2. Resource Allocation: Project managers allocate and manage resources such as
personnel, equipment, materials, and budget to ensure that tasks are completed
efficiently and within the defined constraints.
3. Team Collaboration: Effective communication and collaboration among team
members are crucial. Team members work together, share information, and address
challenges to keep the project on track.
4. Quality Control: Quality control processes ensure project deliverables meet the
specified quality standards. This involves inspections, testing, and quality assurance
measures.
5. Risk Management: Project managers continuously monitor and address potential risks
during execution. Risk mitigation plans are implemented as necessary to minimize the
impact of potential issues.
6. Schedule Adherence: Project schedules are closely monitored, and any deviations or
delays are addressed promptly. Adjustments may be made to the schedule to keep the
project on track.
7. Cost Management: Project costs are monitored and controlled to ensure that
expenditures align with the budget. Any cost overruns or variances are addressed
through appropriate measures.
8. Stakeholder Communication: Regular communication with stakeholders, including
clients, sponsors, and team members, is essential to provide updates on project progress
and address any concerns or changes in requirements.
9. Documentation: Accurate and thorough documentation is maintained throughout
execution. This includes project logs, progress reports, change requests, and other
relevant records.
10. Issue Resolution: Any issues, conflicts, or challenges that arise during execution are
addressed promptly and effectively to prevent them from derailing the project.
11. Change Management: Change requests are evaluated, and if approved, changes to the
project scope, schedule, or budget are carefully managed to minimize disruptions.
12. Safety and Compliance: Projects often have safety and regulatory requirements to be
adhered to during execution. Compliance with these standards is essential to project
success.
Project execution is a dynamic phase that requires adaptability and the ability to respond to
changing circumstances. It is the stage where the project's vision begins to take shape, and
successful execution is a critical factor in achieving project goals and delivering high-quality
results.
Project execution strategies
Effective project execution strategies are essential for successfully implementing a project
plan.
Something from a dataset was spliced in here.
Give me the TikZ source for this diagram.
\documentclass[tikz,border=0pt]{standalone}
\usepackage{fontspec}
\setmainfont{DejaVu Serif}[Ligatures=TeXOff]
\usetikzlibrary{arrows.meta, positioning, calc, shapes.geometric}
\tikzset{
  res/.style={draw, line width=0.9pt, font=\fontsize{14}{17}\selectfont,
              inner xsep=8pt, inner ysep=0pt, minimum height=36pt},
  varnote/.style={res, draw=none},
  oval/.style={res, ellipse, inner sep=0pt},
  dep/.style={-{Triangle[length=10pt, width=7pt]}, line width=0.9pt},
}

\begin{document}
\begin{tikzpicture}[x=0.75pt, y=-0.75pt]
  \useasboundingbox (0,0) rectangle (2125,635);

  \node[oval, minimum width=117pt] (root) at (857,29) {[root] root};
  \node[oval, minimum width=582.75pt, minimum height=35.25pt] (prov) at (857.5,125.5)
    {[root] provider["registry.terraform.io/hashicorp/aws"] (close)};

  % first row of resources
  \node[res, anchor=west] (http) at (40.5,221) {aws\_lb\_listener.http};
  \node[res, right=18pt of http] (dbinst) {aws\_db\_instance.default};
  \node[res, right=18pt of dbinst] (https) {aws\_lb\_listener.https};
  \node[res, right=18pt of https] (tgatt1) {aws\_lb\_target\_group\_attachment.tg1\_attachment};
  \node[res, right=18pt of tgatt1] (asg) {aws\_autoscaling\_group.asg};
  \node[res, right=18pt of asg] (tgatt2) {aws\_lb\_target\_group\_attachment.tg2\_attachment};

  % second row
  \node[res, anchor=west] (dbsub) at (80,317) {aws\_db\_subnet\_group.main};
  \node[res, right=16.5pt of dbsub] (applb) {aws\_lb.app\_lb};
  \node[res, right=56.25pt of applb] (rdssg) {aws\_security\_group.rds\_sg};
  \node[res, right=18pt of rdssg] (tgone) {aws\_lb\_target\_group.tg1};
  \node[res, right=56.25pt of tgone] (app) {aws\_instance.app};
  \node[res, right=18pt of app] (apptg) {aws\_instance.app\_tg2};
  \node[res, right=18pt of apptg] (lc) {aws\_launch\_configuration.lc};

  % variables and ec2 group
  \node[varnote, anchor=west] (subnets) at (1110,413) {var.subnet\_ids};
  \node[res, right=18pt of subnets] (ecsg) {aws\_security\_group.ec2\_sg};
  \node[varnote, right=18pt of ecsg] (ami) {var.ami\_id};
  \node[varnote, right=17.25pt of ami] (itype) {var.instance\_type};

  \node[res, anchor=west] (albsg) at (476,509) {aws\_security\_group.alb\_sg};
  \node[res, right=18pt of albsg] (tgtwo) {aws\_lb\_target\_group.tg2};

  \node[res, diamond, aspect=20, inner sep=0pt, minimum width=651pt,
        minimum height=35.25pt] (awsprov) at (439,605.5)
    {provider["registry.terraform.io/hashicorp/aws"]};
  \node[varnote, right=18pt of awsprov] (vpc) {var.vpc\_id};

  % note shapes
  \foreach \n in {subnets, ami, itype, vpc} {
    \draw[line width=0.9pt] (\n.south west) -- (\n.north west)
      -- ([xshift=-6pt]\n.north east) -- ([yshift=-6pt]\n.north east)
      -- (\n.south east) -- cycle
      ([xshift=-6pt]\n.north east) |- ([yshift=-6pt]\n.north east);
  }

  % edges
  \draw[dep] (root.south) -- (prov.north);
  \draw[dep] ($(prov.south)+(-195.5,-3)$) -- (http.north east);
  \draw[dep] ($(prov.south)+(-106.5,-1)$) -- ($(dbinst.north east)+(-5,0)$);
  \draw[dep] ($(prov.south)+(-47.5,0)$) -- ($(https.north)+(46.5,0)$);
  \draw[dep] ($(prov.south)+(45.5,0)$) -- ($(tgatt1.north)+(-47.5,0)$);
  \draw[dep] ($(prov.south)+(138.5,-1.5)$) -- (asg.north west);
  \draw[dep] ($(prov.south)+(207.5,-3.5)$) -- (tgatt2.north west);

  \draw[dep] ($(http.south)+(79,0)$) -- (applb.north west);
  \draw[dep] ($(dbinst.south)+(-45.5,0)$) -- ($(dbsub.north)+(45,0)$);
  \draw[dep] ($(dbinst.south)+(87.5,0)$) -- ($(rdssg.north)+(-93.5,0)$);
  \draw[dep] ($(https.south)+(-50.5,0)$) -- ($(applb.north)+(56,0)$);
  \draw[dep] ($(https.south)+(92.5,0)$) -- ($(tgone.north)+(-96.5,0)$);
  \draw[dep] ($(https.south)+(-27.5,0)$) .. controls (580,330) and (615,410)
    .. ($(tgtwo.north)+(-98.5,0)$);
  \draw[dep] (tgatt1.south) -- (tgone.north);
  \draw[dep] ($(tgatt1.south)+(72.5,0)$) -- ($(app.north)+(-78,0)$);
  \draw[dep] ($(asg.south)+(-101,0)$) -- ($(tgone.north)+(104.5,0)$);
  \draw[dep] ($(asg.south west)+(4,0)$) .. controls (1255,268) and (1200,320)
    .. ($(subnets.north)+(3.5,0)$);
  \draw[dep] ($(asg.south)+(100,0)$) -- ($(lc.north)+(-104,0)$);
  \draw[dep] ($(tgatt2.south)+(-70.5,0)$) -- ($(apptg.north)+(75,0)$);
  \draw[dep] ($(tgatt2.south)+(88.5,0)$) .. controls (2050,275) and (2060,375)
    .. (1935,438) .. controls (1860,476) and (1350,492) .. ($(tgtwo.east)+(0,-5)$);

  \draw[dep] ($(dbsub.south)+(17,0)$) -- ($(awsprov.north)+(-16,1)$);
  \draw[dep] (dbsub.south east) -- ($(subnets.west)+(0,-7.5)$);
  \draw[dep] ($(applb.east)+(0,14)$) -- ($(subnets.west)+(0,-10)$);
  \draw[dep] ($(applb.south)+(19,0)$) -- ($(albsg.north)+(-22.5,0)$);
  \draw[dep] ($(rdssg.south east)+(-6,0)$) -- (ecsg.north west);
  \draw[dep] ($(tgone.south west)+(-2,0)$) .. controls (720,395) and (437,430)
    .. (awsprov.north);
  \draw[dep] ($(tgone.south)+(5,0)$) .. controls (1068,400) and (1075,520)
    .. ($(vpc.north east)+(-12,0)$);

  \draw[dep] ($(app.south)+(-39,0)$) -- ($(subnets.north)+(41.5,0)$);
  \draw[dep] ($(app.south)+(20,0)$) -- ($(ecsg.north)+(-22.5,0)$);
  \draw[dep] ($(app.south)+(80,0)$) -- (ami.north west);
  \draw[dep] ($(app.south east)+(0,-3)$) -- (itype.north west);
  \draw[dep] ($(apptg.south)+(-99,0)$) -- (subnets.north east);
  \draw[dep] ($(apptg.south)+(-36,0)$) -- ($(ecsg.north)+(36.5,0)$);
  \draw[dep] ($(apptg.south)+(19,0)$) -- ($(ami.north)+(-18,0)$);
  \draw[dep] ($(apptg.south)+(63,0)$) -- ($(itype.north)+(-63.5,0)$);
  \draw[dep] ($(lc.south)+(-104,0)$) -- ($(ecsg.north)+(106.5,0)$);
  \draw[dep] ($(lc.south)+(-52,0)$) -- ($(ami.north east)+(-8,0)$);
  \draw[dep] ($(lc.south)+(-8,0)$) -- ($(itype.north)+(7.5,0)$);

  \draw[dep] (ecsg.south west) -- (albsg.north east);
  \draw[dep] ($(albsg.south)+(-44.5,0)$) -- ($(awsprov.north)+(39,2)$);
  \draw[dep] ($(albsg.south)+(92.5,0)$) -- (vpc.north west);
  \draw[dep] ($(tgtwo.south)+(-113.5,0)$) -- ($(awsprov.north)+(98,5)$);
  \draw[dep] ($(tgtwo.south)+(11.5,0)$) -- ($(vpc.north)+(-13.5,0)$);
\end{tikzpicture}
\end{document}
These strategies help ensure the project is carried out efficiently, on schedule, within
budget, and aligned with its objectives. Here are some key project execution strategies:
1. Clear Communication: Establish a robust communication plan that outlines how
information will be shared among team members, stakeholders, and project managers.
Effective communication helps prevent misunderstandings, ensures everyone is
informed, and promotes collaboration.
2. Resource Management: Allocate resources, including personnel, equipment,
materials, and budget, according to the project plan. Continuously monitor resource
usage to prevent overallocation or shortages.
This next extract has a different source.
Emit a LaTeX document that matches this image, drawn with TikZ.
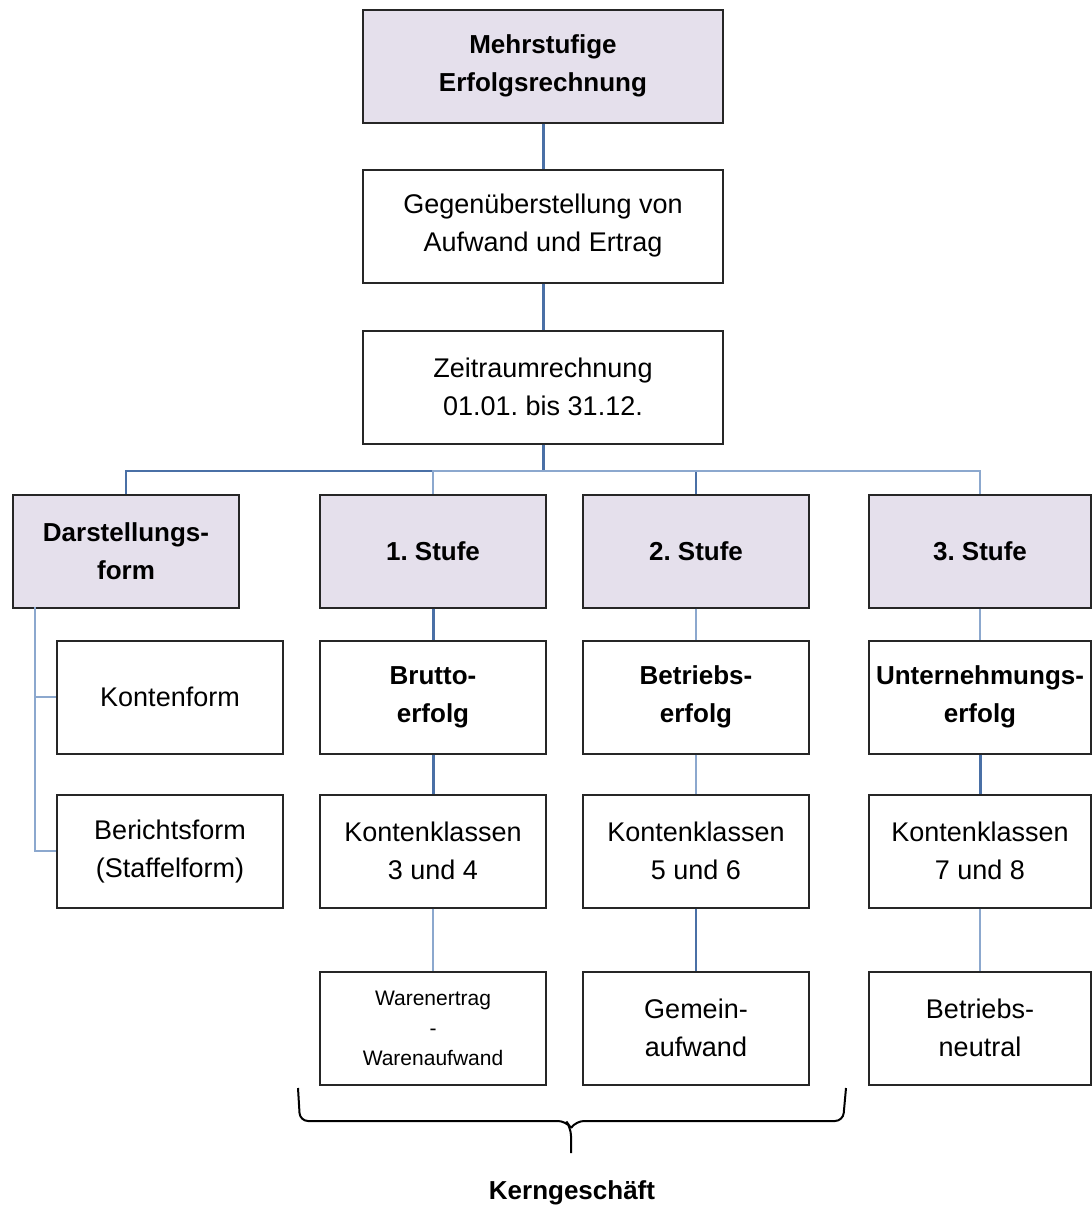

3. Task Tracking: Implement project management software or tools to track task
progress. This helps monitor task completion, identify bottlenecks, and make timely
adjustments.
4. Quality Assurance: Implement quality control processes to ensure project deliverables
meet predefined quality standards. Regular inspections, testing, and quality assurance
measures are critical.
5. Risk Management: Continuously assess and manage risks impacting the project
during execution. Develop contingency plans and respond proactively to potential
issues.
6. Change Management: Establish a formal change control process to evaluate and
manage project scope, schedule, or budget changes. Changes should be documented
approved, and their impacts assessed.
7. Schedule Adherence: Monitor the project schedule closely and take corrective actions
if tasks are delayed or deviate from the plan. Adjust the schedule as needed to
accommodate changes.
8. Cost Control: Manage project costs within the approved budget. Regularly review
expenses, identify cost overruns or variances, and take corrective measures when
necessary.
9. Stakeholder Engagement: Maintain open and transparent communication with
stakeholders, including clients, sponsors, and team members. Address concerns and
changes promptly to maintain stakeholder satisfaction.
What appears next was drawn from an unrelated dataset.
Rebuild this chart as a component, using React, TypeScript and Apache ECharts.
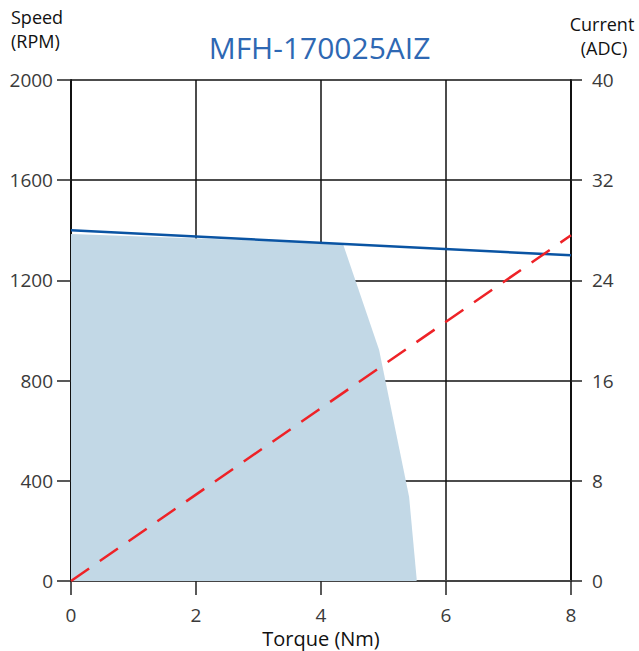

10. Issue Resolution: Develop strategies and protocols for resolving issues and conflicts
that may arise during execution. Quick resolution prevents problems from escalating
and derailing the project.
11. Documentation: Keep thorough and organized project documentation. This includes
records of meetings, decisions, change requests, and any project-related
correspondence.
12. Safety and Compliance: Ensure the project complies with safety regulations and
industry standards. Implement safety measures to protect the well-being of team
members and stakeholders.
13. Team Collaboration: Foster a collaborative environment where team members are
encouraged to share ideas, support each other, and work together to achieve project
goals.
14. Performance Metrics: Define and measure key performance indicators (KPIs) to track
progress and performance. Use these metrics to assess the project's health and make
data-driven decisions.
15. Continuous Improvement: Conduct regular project reviews by encouraging
continuous improvement. Identify lessons learned and implement best practices on
future projects.
16. Close Monitoring: Assign responsibility for monitoring and reporting progress and
performance. Regular status meetings and reporting ensure that everyone is informed
and aligned.
These execution strategies, when implemented effectively, contribute to the successful delivery
of a project. They help project managers and teams navigate the complexities of execution and
ensure that the project's objectives are met while minimizing risks and issues.
Assignment Questions
1. Discuss the steps involved in identifying and assessing project risks.
2. What are some common risk mitigation strategies in project management?
3. Explain the difference between project management quality assurance and quality
control.
4. Imagine you are organizing a Student Charity Gala event at your university to raise
funds for a noble cause. Please identify and assess potential risks that could impact the
gala's success. Consider internal and external factors that could affect various aspects
of the project, such as scheduling, budget, attendance, and logistics. For each identified
risk, provide an assessment of its likelihood and impact, and suggest possible risk
mitigation strategies to ensure the gala's success and financial viability.
5. Describe the key activities involved in project execution.